Dvorak Keyboard

I noticed the other day that my life was far too easy and that life was simply too much fun. To this end, I accepted a challenge from a friend that has shown me levels of frustration that I never imagined possible. I’m speaking, of course, of switching to the Dvorak keyboard layout. Although taken as a challenge, the level of difficulty is much greater than I expected. It feels like the keys are constantly moving about the keyboard making it impossible to hit the intended keys. I’m getting a little better at it than when I first started a few days ago, but I have a feeling that it will take months to get back to a normal typing speed. My goal is total immersion into the Dvorak layout, so I have rearranged my work and home keyboards, leaving my Thinkpad the only unmodified keyboard that I use. I want to rearrange those keys as well, but the laptop keys aren’t exactly the easiest things to take on and off.

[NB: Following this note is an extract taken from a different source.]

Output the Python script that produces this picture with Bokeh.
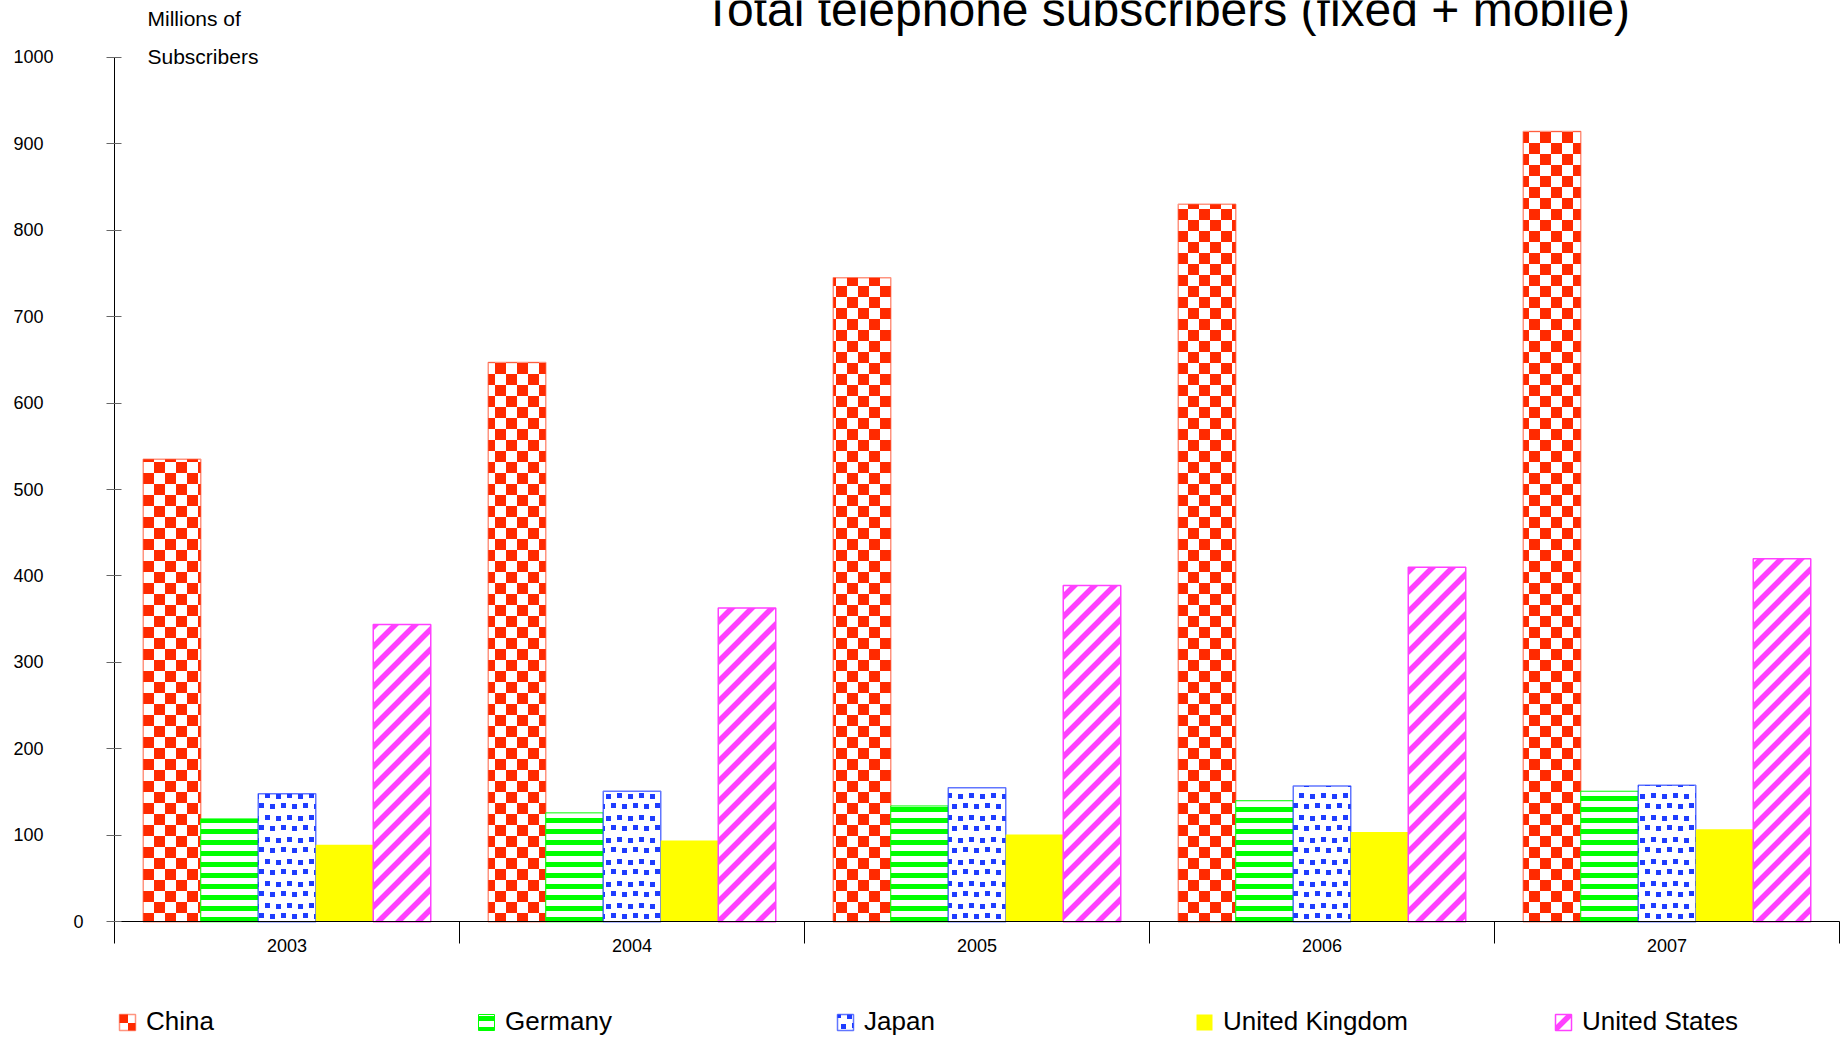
from bokeh.core.properties import value
from bokeh.embed import file_html
from bokeh.models import (CanvasTexture, ColumnDataSource, FixedTicker, Label,
                          Legend, LegendItem, LinearAxis, Range1d)
from bokeh.plotting import figure
from bokeh.resources import INLINE

# ---- data (millions of subscribers) ----
YEARS = ["2003", "2004", "2005", "2006", "2007"]
COUNTRIES = ["China", "Germany", "Japan", "United Kingdom", "United States"]
CHINA = [535, 647, 745, 830, 914]
GERMANY = [119, 126, 134, 140, 151]
JAPAN = [148, 151, 155, 157, 158]
UK = [89, 94, 101, 104, 107]
USA = [344, 363, 389, 410, 420]
Y_TICKS = [0, 100, 200, 300, 400, 500, 600, 700, 800, 900, 1000]

TITLE = "Total telephone subscribers (fixed + mobile)"
Y_TITLE = ["Millions of", "Subscribers"]

FONT = "Liberation Sans"
RED = "#FF2A00"
GREEN = "#00FF00"
BLUE = "#1E3CFF"
YELLOW = "#FFFF00"
MAGENTA = "#FF40FF"

W, H = 1842, 1037
# page geometry: where value 0 / first group edge sit, and pixel scales
X0_PX, GROUP_PX = 114.0, 345.0
Y0_PX, PX_PER_UNIT = 921.3, 0.8646

# fill textures drawn on a small canvas and tiled
checker_tex = CanvasTexture(code="""
ctx.canvas.width = 22; ctx.canvas.height = 22;
ctx.fillStyle = '#ffffff'; ctx.fillRect(0, 0, 22, 22);
ctx.fillStyle = '%s';
ctx.fillRect(0, 0, 11, 11);
ctx.fillRect(11, 11, 11, 11);
""" % RED)
dots_tex = CanvasTexture(code="""
ctx.canvas.width = 22; ctx.canvas.height = 22;
ctx.fillStyle = '#ffffff'; ctx.fillRect(0, 0, 22, 22);
ctx.fillStyle = '%s';
const pts = [[1, 1], [12, 2], [6, 12], [17, 11]];
for (const [x, y] of pts) ctx.fillRect(x, y, 5, 5);
""" % BLUE)
diag_tex = CanvasTexture(code="""
ctx.canvas.width = 20; ctx.canvas.height = 20;
ctx.fillStyle = '#ffffff'; ctx.fillRect(0, 0, 20, 20);
ctx.strokeStyle = '%s'; ctx.lineWidth = 5.5;
ctx.beginPath();
ctx.moveTo(-20, 20); ctx.lineTo(20, -20);
ctx.moveTo(0, 20); ctx.lineTo(20, 0);
ctx.moveTo(0, 40); ctx.lineTo(40, 0);
ctx.stroke();
""" % MAGENTA)

x_start = -X0_PX / GROUP_PX
y_start = -(H - Y0_PX) / PX_PER_UNIT
p = figure(width=W, height=H,
           x_range=Range1d(x_start, x_start + W / GROUP_PX),
           y_range=Range1d(y_start, y_start + H / PX_PER_UNIT),
           output_backend="svg", toolbar_location=None,
           x_axis_location=None, y_axis_location=None,
           min_border=0, min_border_left=0, min_border_right=0,
           min_border_top=0, min_border_bottom=0)
p.grid.visible = False
p.outline_line_color = None
p.background_fill_color = "white"
p.border_fill_color = "white"

# y axis: ticks on both sides; labels padded with figure spaces so that
# the numbers line up on their left edge
FSP = "\u2007"
width_digits = max(len(str(t)) for t in Y_TICKS)
y_over = {t: (str(t) + FSP * (width_digits - len(str(t)) + 3) if t else str(t))
          for t in Y_TICKS}
yaxis = LinearAxis(ticker=FixedTicker(ticks=Y_TICKS, minor_ticks=[]),
                   fixed_location=0, bounds=(0, 1000),
                   major_tick_in=7, major_tick_out=8,
                   major_tick_line_color="#666666",
                   axis_line_color="black",
                   major_label_overrides=y_over,
                   major_label_standoff=23,
                   major_label_text_font=FONT,
                   major_label_text_font_size="18px",
                   major_label_text_color="black")
p.add_layout(yaxis, "left")

# x axis: group separators as minor ticks, year labels at group centres
centres = [i + 0.5 for i in range(len(YEARS))]
xaxis = LinearAxis(ticker=FixedTicker(ticks=centres,
                                      minor_ticks=list(range(len(YEARS) + 1))),
                   fixed_location=0, bounds=(0, len(YEARS)),
                   major_tick_in=0, major_tick_out=0,
                   minor_tick_in=0, minor_tick_out=22,
                   minor_tick_line_color="black",
                   axis_line_color="black",
                   major_label_overrides={c: y for c, y in zip(centres, YEARS)},
                   major_label_standoff=-5,
                   major_label_text_font=FONT,
                   major_label_text_font_size="18px",
                   major_label_text_color="black")
p.add_layout(xaxis, "below")

series = [
    (CHINA, dict(fill_color="white", hatch_pattern=value("checker"),
                 hatch_extra={"checker": checker_tex}, hatch_scale=22,
                 line_color=RED, line_alpha=0.5, line_width=1.5)),
    (GERMANY, dict(fill_color="white", hatch_pattern="horizontal_line",
                   hatch_color=GREEN, hatch_scale=11, hatch_weight=5,
                   line_color=GREEN, line_width=1)),
    (JAPAN, dict(fill_color="white", hatch_pattern=value("dots"),
                 hatch_extra={"dots": dots_tex}, hatch_scale=22,
                 line_color=BLUE, line_alpha=0.7, line_width=1.5)),
    (UK, dict(fill_color=YELLOW, line_color=None)),
    (USA, dict(fill_color="white", hatch_pattern=value("diag"),
               hatch_extra={"diag": diag_tex}, hatch_scale=20,
               line_color=MAGENTA, line_width=1.5)),
]

n = len(COUNTRIES)
bar_w = 1.0 / (n + 1)
items = []
for k, (name, (vals, style)) in enumerate(zip(COUNTRIES, series)):
    xs = [c + (k - (n - 1) / 2) * bar_w for c in centres]
    src = ColumnDataSource(dict(x=xs, top=vals))
    r = p.vbar(x="x", top="top", bottom=0, width=bar_w, source=src, **style)
    items.append(LegendItem(label=name, renderers=[r]))

legend = Legend(items=items, orientation="horizontal", location=(117, 0),
                glyph_width=20, glyph_height=20, label_standoff=9,
                label_width=330, spacing=0, padding=0, margin=0,
                border_line_color=None, background_fill_alpha=0,
                label_text_font=FONT, label_text_font_size="26px",
                label_text_color="black")
p.add_layout(legend, "center")

# axis title, two lines, top left
for text, ypx in zip(Y_TITLE, [17.6, 56.4]):
    p.add_layout(Label(x=147, y=H - ypx, x_units="screen", y_units="screen",
                       text=text, text_align="left", text_baseline="middle",
                       text_font=FONT, text_font_size="21px", text_color="black"))

# chart title, partly running off the top edge
p.add_layout(Label(x=1166, y=H - 9, x_units="screen", y_units="screen",
                   text=TITLE, text_align="center", text_baseline="middle",
                   text_font=FONT, text_font_size="48px", text_color="black"))

open("out.html", "w").write(file_html(p, INLINE))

Well, now that I want to throw my Model M keyboard out the window from writing this, I think its time to get off the computer.

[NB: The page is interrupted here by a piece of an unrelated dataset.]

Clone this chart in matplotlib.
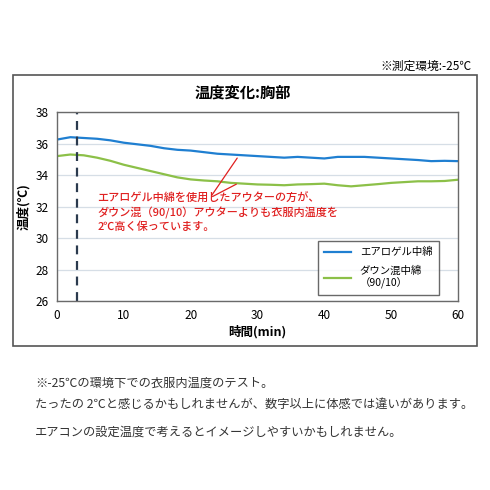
import matplotlib.pyplot as plt
from matplotlib.patches import Rectangle

plt.rcParams['font.family'] = ['Noto Sans CJK JP', 'DejaVu Sans']

# Data
t = list(range(0, 61, 2))
aerogel = [36.25, 36.4, 36.35, 36.3, 36.2, 36.05, 35.95, 35.85, 35.7, 35.6,
           35.55, 35.45, 35.35, 35.3, 35.25, 35.2, 35.15, 35.1, 35.15, 35.1,
           35.05, 35.15, 35.15, 35.15, 35.1, 35.05, 35.0, 34.95, 34.88, 34.9, 34.88]
down = [35.2, 35.3, 35.25, 35.1, 34.9, 34.65, 34.45, 34.25, 34.05, 33.85,
        33.72, 33.65, 33.6, 33.5, 33.45, 33.4, 33.38, 33.35, 33.4, 33.42,
        33.45, 33.35, 33.28, 33.35, 33.42, 33.5, 33.55, 33.6, 33.6, 33.62, 33.7]
labels = ['エアロゲル中綿', 'ダウン混中綿\n（90/10）']
marker_t = 3

fig = plt.figure(figsize=(4.9, 4.9), dpi=100)
W = 490.0

# outer frame
fig.patches.append(Rectangle((13/W, 1-346/W), 464/W, 271/W, transform=fig.transFigure,
                             fill=False, edgecolor='#555555', linewidth=1.2))
fig.text(471/W, 1-66/W, '※測定環境:-25℃', ha='right', va='center', fontsize=8.5)
fig.text(243/W, 1-93/W, '温度変化:胸部', ha='center', va='center', fontsize=11, fontweight='bold')

ax = fig.add_axes([57/W, 1-301/W, 401/W, 189/W])
ax.plot(t, aerogel, color='#1f7fd1', linewidth=1.6, label=labels[0])
ax.plot(t, down, color='#8cc048', linewidth=1.6, label=labels[1])
ax.axvline(marker_t, color='#2b3a4e', linestyle=(0, (4, 3)), linewidth=1.6)

ax.set_xlim(0, 60)
ax.set_ylim(26, 38)
ax.set_xticks(range(0, 61, 10))
ax.set_yticks(range(26, 39, 2))
ax.tick_params(length=0, labelsize=8.5, pad=6)
ax.grid(axis='y', color='#d6dee6', linewidth=0.9)
for s in ax.spines.values():
    s.set_color('#6a6a6a')
    s.set_linewidth(1.0)
ax.set_xlabel('時間(min)', fontsize=9, fontweight='bold', labelpad=2)
ax.set_ylabel('温度(℃)', fontsize=9, fontweight='bold', labelpad=4)

# annotation
ax.text(6.0, 31.65, 'エアロゲル中綿を使用したアウターの方が、\nダウン混（90/10）アウターよりも衣服内温度を\n2℃高く保っています。',
        color='#e02020', fontsize=8, fontweight='medium', va='center', ha='left', linespacing=1.3)
ax.annotate('', xy=(27.2, 35.22), xytext=(22.9, 32.55),
            arrowprops=dict(arrowstyle='-', color='#e02020', linewidth=0.9))
ax.annotate('', xy=(27.2, 33.5), xytext=(22.9, 32.55),
            arrowprops=dict(arrowstyle='-', color='#e02020', linewidth=0.9))

leg = ax.legend(loc='upper left', bbox_to_anchor=(318/W, 1-241/W), bbox_transform=fig.transFigure,
                fontsize=7.5, frameon=True, fancybox=False, handlelength=2.6, labelspacing=0.8,
                borderpad=0.6, handletextpad=0.8, borderaxespad=0)
leg.get_frame().set_edgecolor('#444444')
leg.get_frame().set_linewidth(1.0)

# notes below the chart
note_fs = 8.8
fig.text(35/W, 1-383/W, '※-25℃の環境下での衣服内温度のテスト。', fontsize=note_fs, va='center', color='#333333')
fig.text(35/W, 1-404/W, 'たったの 2℃と感じるかもしれませんが、数字以上に体感では違いがあります。',
         fontsize=note_fs, va='center', color='#333333')
fig.text(35/W, 1-432/W, 'エアコンの設定温度で考えるとイメージしやすいかもしれません。', fontsize=note_fs,
         va='center', color='#333333')

fig.savefig('out.png', dpi=100)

  1. i made the switch during a semester break; my second attempt. improvement was tediously slow at first. i can’t imagine how long it took you to write that post. then suddenly, I made rapid improvement. a year after the switch, i think i made the right decision. i really noticed less traveling of my fingers to keys outside the home row. some things suck about dvorak. like hotkeys. cut copy paste aren’t neatly organized. Also, few people understand why you did something so stupid as trying to change the way you type. and sometimes you use a computer and you can’t switch the keyboard, and you can no longer type efficiently in qwerty. that’s the worst.